• **DIRECTIVE**
Your copy of the material below should match it exactly, except that it holds no pictures.

• **AVAILABLE DATA**
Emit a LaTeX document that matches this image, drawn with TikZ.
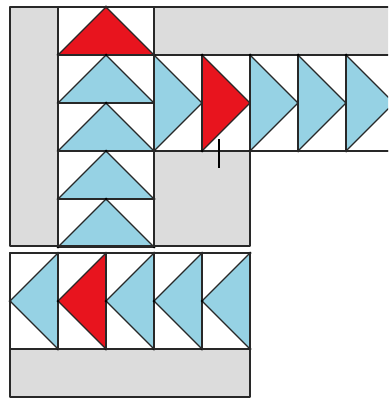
\documentclass[tikz,border=0pt]{standalone}
\definecolor{qgray}{RGB}{220,220,220}
\definecolor{qblue}{RGB}{150,210,228}
\definecolor{qred}{RGB}{232,20,30}
\definecolor{qline}{RGB}{40,40,40}
\tikzset{
  seam/.style={draw=qline, line width=1.4pt, line join=round},
  goose/.style={seam, fill=qblue},
  redgoose/.style={seam, fill=qred},
  pin/.style={fill=black},
}
\begin{document}
\begin{tikzpicture}[x=1pt,y=-1pt]
\useasboundingbox (0,0) rectangle (388,401);
\fill[white] (0,0) rectangle (388,401);
\clip (0,0) rectangle (388,401);
% upper block background
\fill[qgray] (10,7) rectangle (58,246);
\fill[qgray] (154,7) rectangle (400,55);
\fill[qgray] (154,151) rectangle (250,246);
% vertical column of geese (pointing up)
\foreach \i in {0,...,4}{
  \pgfmathsetmacro{\yy}{7+48*\i}
  \ifnum\i=0
    \draw[redgoose] (58,\yy+48) -- (106,\yy) -- (154,\yy+48) -- cycle;
  \else
    \draw[goose] (58,\yy+48) -- (106,\yy) -- (154,\yy+48) -- cycle;
  \fi
  \draw[seam] (58,\yy) rectangle (154,\yy+48);
  \fill (106,\yy) circle (1.5);
  \fill (58,\yy+48) circle (1.5);
  \fill (154,\yy+48) circle (1.5);
}
% horizontal row of geese (pointing right)
\foreach \j in {0,...,4}{
  \pgfmathsetmacro{\xx}{154+48*\j}
  \ifnum\j=1
    \draw[redgoose] (\xx,55) -- (\xx+48,103) -- (\xx,151) -- cycle;
  \else
    \draw[goose] (\xx,55) -- (\xx+48,103) -- (\xx,151) -- cycle;
  \fi
  \draw[seam] (\xx,55) rectangle (\xx+48,151);
  \fill (\xx+48,103) circle (1.5);
  \fill (\xx,55) circle (1.5);
  \fill (\xx,151) circle (1.5);
}
% upper block outline
\draw[seam] (400,7) -- (10,7) -- (10,246) -- (250,246) -- (250,151) -- (400,151);
\draw[seam] (154,7) -- (154,246);
% lower block
\fill[qgray] (10,349) rectangle (250,397);
\foreach \k in {0,...,4}{
  \pgfmathsetmacro{\xx}{10+48*\k}
  \ifnum\k=1
    \draw[redgoose] (\xx+48,253) -- (\xx,301) -- (\xx+48,349) -- cycle;
  \else
    \draw[goose] (\xx+48,253) -- (\xx,301) -- (\xx+48,349) -- cycle;
  \fi
  \draw[seam] (\xx,253) rectangle (\xx+48,349);
  \fill (\xx,301) circle (1.5);
  \fill (\xx+48,253) circle (1.5);
  \fill (\xx+48,349) circle (1.5);
}
\draw[seam] (10,253) rectangle (250,397);
% marker tick
\draw[line width=2.6pt, black] (219,139) -- (219,168);
\end{tikzpicture}
\end{document}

• **SOLUTION FOR THIS PROBLEM**
Emit a LaTeX document that matches this image, drawn with TikZ.
\documentclass[tikz,border=0pt]{standalone}
\definecolor{qgray}{RGB}{220,220,220}
\definecolor{qblue}{RGB}{150,210,228}
\definecolor{qred}{RGB}{232,20,30}
\definecolor{qline}{RGB}{40,40,40}
\tikzset{
  seam/.style={draw=qline, line width=1.4pt, line join=round},
  goose/.style={seam, fill=qblue},
  redgoose/.style={seam, fill=qred},
  pin/.style={fill=black},
}
\begin{document}
\begin{tikzpicture}[x=1pt,y=-1pt]
\useasboundingbox (0,0) rectangle (388,401);
\fill[white] (0,0) rectangle (388,401);
\clip (0,0) rectangle (388,401);
% upper block background
\fill[qgray] (10,7) rectangle (58,246);
\fill[qgray] (154,7) rectangle (400,55);
\fill[qgray] (154,151) rectangle (250,246);
% vertical column of geese (pointing up)
\foreach \i in {0,...,4}{
  \pgfmathsetmacro{\yy}{7+48*\i}
  \ifnum\i=0
    \draw[redgoose] (58,\yy+48) -- (106,\yy) -- (154,\yy+48) -- cycle;
  \else
    \draw[goose] (58,\yy+48) -- (106,\yy) -- (154,\yy+48) -- cycle;
  \fi
  \draw[seam] (58,\yy) rectangle (154,\yy+48);
  \fill (106,\yy) circle (1.5);
  \fill (58,\yy+48) circle (1.5);
  \fill (154,\yy+48) circle (1.5);
}
% horizontal row of geese (pointing right)
\foreach \j in {0,...,4}{
  \pgfmathsetmacro{\xx}{154+48*\j}
  \ifnum\j=1
    \draw[redgoose] (\xx,55) -- (\xx+48,103) -- (\xx,151) -- cycle;
  \else
    \draw[goose] (\xx,55) -- (\xx+48,103) -- (\xx,151) -- cycle;
  \fi
  \draw[seam] (\xx,55) rectangle (\xx+48,151);
  \fill (\xx+48,103) circle (1.5);
  \fill (\xx,55) circle (1.5);
  \fill (\xx,151) circle (1.5);
}
% upper block outline
\draw[seam] (400,7) -- (10,7) -- (10,246) -- (250,246) -- (250,151) -- (400,151);
\draw[seam] (154,7) -- (154,246);
% lower block
\fill[qgray] (10,349) rectangle (250,397);
\foreach \k in {0,...,4}{
  \pgfmathsetmacro{\xx}{10+48*\k}
  \ifnum\k=1
    \draw[redgoose] (\xx+48,253) -- (\xx,301) -- (\xx+48,349) -- cycle;
  \else
    \draw[goose] (\xx+48,253) -- (\xx,301) -- (\xx+48,349) -- cycle;
  \fi
  \draw[seam] (\xx,253) rectangle (\xx+48,349);
  \fill (\xx,301) circle (1.5);
  \fill (\xx+48,253) circle (1.5);
  \fill (\xx+48,349) circle (1.5);
}
\draw[seam] (10,253) rectangle (250,397);
% marker tick
\draw[line width=2.6pt, black] (219,139) -- (219,168);
\end{tikzpicture}
\end{document}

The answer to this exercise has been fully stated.